I am hoping there will be a large screen iMac Pro in the future - the all-in-one form factor of iMac is incredible and I'm part of the customer base who does not want a Mac Studio or Mac mini with a separate display, and the current iMac is too small and lacks the power for heavy pro workflows.
Apple has basically committed itself to the 220 dpi 'retina' display practice that entails using lower volume panels (since few other vendors use 5K 27", for example), and such displays are expensive. Coupled with Apple's pricing (often described in unflattering terms), a display at 32" built-in display would need to be 6K and both it and the AIO system would cost beyond what mainstream consumers are willing to pay.
If there was a demand for such an iMac, Apple would sell it. Unfortunately, there is none and they will not produce it.
There may well be a demand for traditional 27" consumer-targeted iMacs, but seemingly not an iMac Apple is willing to sell at a price that would work.
So basically a Mac Studio built into a 5K Retina display. Would throw my $$$$ at that straight away.
And when that system came to its useful end-of-life, you'd toss out a 5K retina 27" display (just as I'm looking at doing with the iMac I'm on now, if FedEx ever gets my ordered M4 Pro MacMini here to replace it) instead of having that display for 2 or 3 computer systems.
I think the right approach for Apple is to make a monitor with a Mac mini mounting point, users then able to combine the two into a neat all in one. Maybe incorporate a power connector in the mechanism such that you only need the one cable and power button.
This makes strong sense. Better yet, create a parallel line of modified Mac Minis that are designed as modules to fit in a slot on the back of a new Apple Studio Display. So you buy an (expensive!) ASD, but you get 27", 5K', lauded spatial audio, a (hopefully improved) webcam with Center Stage, excellent color accuracy out of the box, good brightness and default to glossy, and you can use that for 2 or 3 Mac systems before it dies or you toss it.
I would replace the iMac Pro with a new one if released, but I have little interest in a Mac mini or studio with separate monitor.
What does the all-in-one offer that's so compelling to you that you accept making the built-in high quality but expensive display disposable in that it's only useable for that one Mac system? When you upgrade, time to toss it.
How likely are the people interested in the higher end (and priced) power systems with 'Pro' in the name to keep using the same system for 8+ years? Does making the display disposable make sense for them?

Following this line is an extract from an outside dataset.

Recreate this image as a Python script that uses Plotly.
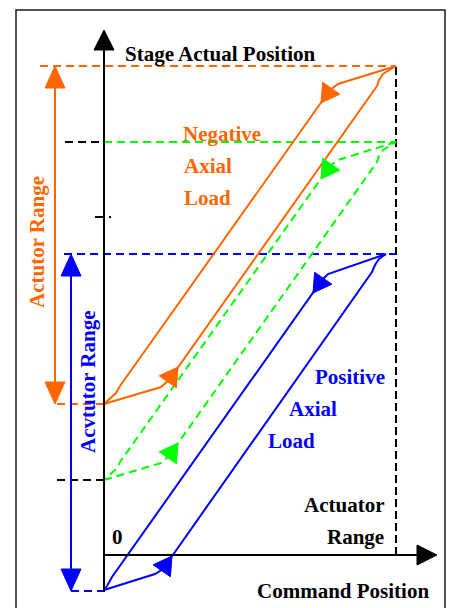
import math
import plotly.graph_objects as go

ORANGE = "#FF6600"
GREEN = "#00FF00"
BLUE = "#0000FF"
BLACK = "#000000"
FONT = "Liberation Serif, Times New Roman, serif"

# Diagram units: x = command position, y = stage actual position (origin = axes zero)
actuator_range = 292

orange_up_cmd = [0, 57, 65, 273, 275, 279, 292]
orange_up_pos = [151, 168, 175, 469, 475, 481, 489]
orange_down_cmd = [292, 234, 226, 16, 12, 3, 0]
orange_down_pos = [489, 471, 465, 169, 162, 154, 151]

green_up_cmd = [0, 57, 65, 273, 275, 279, 292]
green_up_pos = [75, 92, 99, 393, 399, 405, 413]
green_down_cmd = [292, 234, 226, 16, 12, 3, 0]
green_down_pos = [413, 395, 389, 93, 86, 78, 75]

blue_up_cmd = [0, 51, 59, 268, 271, 275, 282]
blue_up_pos = [-35, -19, -14, 283, 290, 296, 301]
blue_down_cmd = [282, 224, 218, 8, 3, 0]
blue_down_pos = [301, 281, 275, -22, -31, -35]

# loop direction arrows: tip and a point behind the tip on the same line
loop_arrow_tips = [(74, 188), (217, 452), (74, 112), (217, 376), (68, -1), (209, 262)]
loop_arrow_tails = [(65, 175), (226, 465), (65, 99), (226, 389), (59, -14), (218, 275)]
loop_arrow_colors = [ORANGE, ORANGE, GREEN, GREEN, BLUE, BLUE]

# level lines (y, x_start, x_end, colour)
level_lines = [
    (489, -64, 292, ORANGE),
    (413, -39, 0, BLACK),
    (413, 0, 292, GREEN),
    (301, -40, 292, BLUE),
    (151, -47, 0, ORANGE),
    (75, -47, 0, BLACK),
    (-36, -33, 0, BLUE),
]

# range double arrows (x, y_bottom, y_top, colour)
range_arrows = [(-49, 151, 489, ORANGE), (-33, -36, 301, BLUE)]

labels = [
    ("Stage Actual Position", 19, 501, "left", BLACK),
    ("Negative", 77, 421, "left", ORANGE),
    ("Axial", 77.5, 389, "left", ORANGE),
    ("Load", 77.5, 357.5, "left", ORANGE),
    ("Positive", 209, 178, "left", BLUE),
    ("Axial", 182.7, 146, "left", BLUE),
    ("Load", 162, 114.5, "left", BLUE),
    ("Actuator", 282, 50, "right", BLACK),
    ("Range", 282, 18.5, "right", BLACK),
    ("Command Position", 151, -36, "left", BLACK),
    ("0", 13, 18.5, "center", BLACK),
]
rot_labels = [("Actutor Range", -67, 313, ORANGE), ("Acvtutor Range", -16, 173, BLUE)]

fig = go.Figure()


def line(xs, ys, color, width=2, dash=None):
    fig.add_trace(go.Scatter(x=xs, y=ys, mode="lines",
                             line=dict(color=color, width=width, dash=dash),
                             hoverinfo="skip", showlegend=False))


def head(tip, tail, color, length=18, width=21):
    dx, dy = tip[0] - tail[0], tip[1] - tail[1]
    n = math.hypot(dx, dy)
    ux, uy = dx / n, dy / n
    bx, by = tip[0] - length * ux, tip[1] - length * uy
    px, py = -uy * width / 2, ux * width / 2
    fig.add_trace(go.Scatter(x=[tip[0], bx + px, bx - px, tip[0]],
                             y=[tip[1], by + py, by - py, tip[1]],
                             mode="lines", fill="toself", fillcolor=color,
                             line=dict(color=color, width=1),
                             hoverinfo="skip", showlegend=False))


DASH = "8px,5px"

# level dashed lines
for y, x0, x1, c in level_lines:
    line([x0, x1], [y, y], c, 2, DASH)
# actuator range vertical
line([actuator_range, actuator_range], [0, 489], BLACK, 2, "8px,4px")

# loops
line(orange_up_cmd, orange_up_pos, ORANGE, 2)
line(orange_down_cmd, orange_down_pos, ORANGE, 2)
line(green_up_cmd, green_up_pos, GREEN, 2, DASH)
line(green_down_cmd, green_down_pos, GREEN, 2, DASH)
line(blue_up_cmd, blue_up_pos, BLUE, 2)
line(blue_down_cmd, blue_down_pos, BLUE, 2)
for t, s, c in zip(loop_arrow_tips, loop_arrow_tails, loop_arrow_colors):
    head(t, s, c)

# range double arrows
for x, y0, y1, c in range_arrows:
    line([x, x], [y0 + 20, y1 - 20], c, 2)
    head((x, y1), (x, y0), c, 22, 20)
    head((x, y0), (x, y1), c, 22, 20)

# axes
line([0, 0], [-37, 506], BLACK, 2)
head((0, 525), (0, 0), BLACK, 20, 20)
line([0, 315], [0, 0], BLACK, 2)
head((333, 0), (0, 0), BLACK, 20, 20)
# small tick
line([-9, 0], [338, 338], BLACK, 2)
line([5, 7], [338, 338], BLACK, 2)

for text, x, y, anchor, c in labels:
    fig.add_annotation(x=x, y=y, text=text, showarrow=False, xanchor=anchor,
                       yanchor="middle",
                       font=dict(family=FONT, size=21, color=c, weight="bold"))
for text, x, y, c in rot_labels:
    fig.add_annotation(x=x, y=y, text=text, showarrow=False, textangle=-90,
                       xanchor="center", yanchor="middle",
                       font=dict(family=FONT, size=21, color=c, weight="bold"))

fig.add_shape(type="rect", x0=-88, x1=341, y0=-80, y1=545,
              line=dict(color="#1a1a1a", width=1.5), layer="below")

# the page body adds an 8px margin, so the figure is 8px smaller and offset
fig.update_layout(
    width=447, height=600, margin=dict(l=0, r=0, t=0, b=0),
    paper_bgcolor="white", plot_bgcolor="white", showlegend=False,
    xaxis=dict(visible=False, range=[-96, 351], fixedrange=True),
    yaxis=dict(visible=False, range=[-53, 547], fixedrange=True),
)

fig.write_html("out.html")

There's a key dynamic in the iMac approach directly contrary to the logic in another thread I'm following about the M4 Mac Mini. People ask should I get a basic spec. M4 (or mildly up spec.'d, like 24 gig RAM and 512 gig SSD) over an M4 Pro (with or without higher RAM and/or SSD), or should I 'future proof' it by buying the M4 Pro chip and/or more RAM and SSD?
In other words, should I buy cheaper and upgrade every 4 years, or pay 2 or 3 times the money and upgrade ever 8 years, or some variation?

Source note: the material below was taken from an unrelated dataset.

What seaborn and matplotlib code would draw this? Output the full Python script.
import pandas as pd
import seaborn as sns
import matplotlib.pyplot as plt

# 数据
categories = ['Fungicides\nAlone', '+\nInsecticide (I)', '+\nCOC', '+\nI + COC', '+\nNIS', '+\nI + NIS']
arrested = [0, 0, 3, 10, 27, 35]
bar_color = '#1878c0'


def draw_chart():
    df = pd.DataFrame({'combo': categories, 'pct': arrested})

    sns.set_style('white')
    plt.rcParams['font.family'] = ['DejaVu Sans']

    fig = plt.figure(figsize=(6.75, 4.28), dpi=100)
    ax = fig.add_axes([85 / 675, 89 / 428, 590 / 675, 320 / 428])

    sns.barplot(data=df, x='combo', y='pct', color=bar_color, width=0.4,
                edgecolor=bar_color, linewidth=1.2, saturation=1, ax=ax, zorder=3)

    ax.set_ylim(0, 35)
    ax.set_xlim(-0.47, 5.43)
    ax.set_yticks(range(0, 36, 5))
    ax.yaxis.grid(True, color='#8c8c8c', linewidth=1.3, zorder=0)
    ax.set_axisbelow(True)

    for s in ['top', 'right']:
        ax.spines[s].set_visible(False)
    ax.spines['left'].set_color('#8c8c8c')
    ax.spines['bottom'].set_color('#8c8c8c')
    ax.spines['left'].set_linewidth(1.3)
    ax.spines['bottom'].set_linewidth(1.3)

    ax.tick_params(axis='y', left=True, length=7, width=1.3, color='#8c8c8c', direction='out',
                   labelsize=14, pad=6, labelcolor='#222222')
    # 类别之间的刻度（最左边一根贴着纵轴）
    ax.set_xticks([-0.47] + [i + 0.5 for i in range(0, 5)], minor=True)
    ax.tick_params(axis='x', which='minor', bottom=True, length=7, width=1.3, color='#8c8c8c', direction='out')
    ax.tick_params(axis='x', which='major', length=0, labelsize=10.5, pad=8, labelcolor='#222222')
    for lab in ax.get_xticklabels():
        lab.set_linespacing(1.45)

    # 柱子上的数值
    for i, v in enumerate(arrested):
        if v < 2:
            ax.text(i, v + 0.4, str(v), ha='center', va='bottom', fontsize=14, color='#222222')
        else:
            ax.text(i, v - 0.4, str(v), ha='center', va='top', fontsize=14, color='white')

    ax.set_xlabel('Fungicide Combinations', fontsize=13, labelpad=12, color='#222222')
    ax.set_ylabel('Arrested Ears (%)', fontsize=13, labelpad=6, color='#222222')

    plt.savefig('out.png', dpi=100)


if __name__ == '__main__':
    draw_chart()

The majority view seems to be that, given Apple's allegedly egregious pricing on RAM and SSD upgrades, it makes sense to buy closer to the base model and upgrade twice as often.

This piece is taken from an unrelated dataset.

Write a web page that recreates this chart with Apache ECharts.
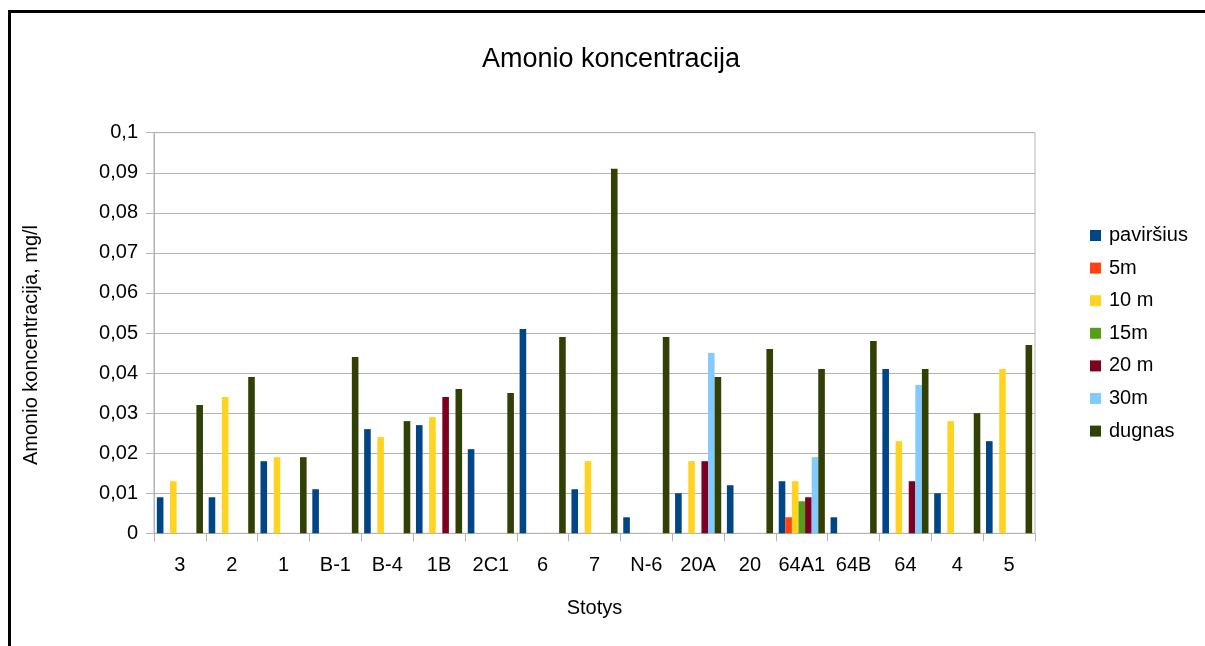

With the iMac (at least without target display mode), you throw away a high quality display ever time you upgrade. So borrowing the logic from the Mac Mini thread, you either need to toss your (built-in) display twice as often (if not more), or else up-spec. ('future proof') the iMac to it's expected to remain a solid choice for 7 or 8 years.
Maybe that's less problematic for iMacs with a 24" display, but when you're talking 27 (or 32!) inch retina displays, that's a game changer.
Plus if Apple delivers our hypothetical 27 or 32" iMac with spatial audio, you also throw away a high quality in-monitor speaker system. And likely a webcam with Center Stage.
This is not my 1st iMac, and I get the minimalistic elegance, but the only logical way forward I see is a user-swappable 'Mac Mini module' so the computing guts can be upgraded. Seems that would be the best of all worlds.
Look at what the ASD costs; is a 27" iMac model still viable today? How could a 32" inch be?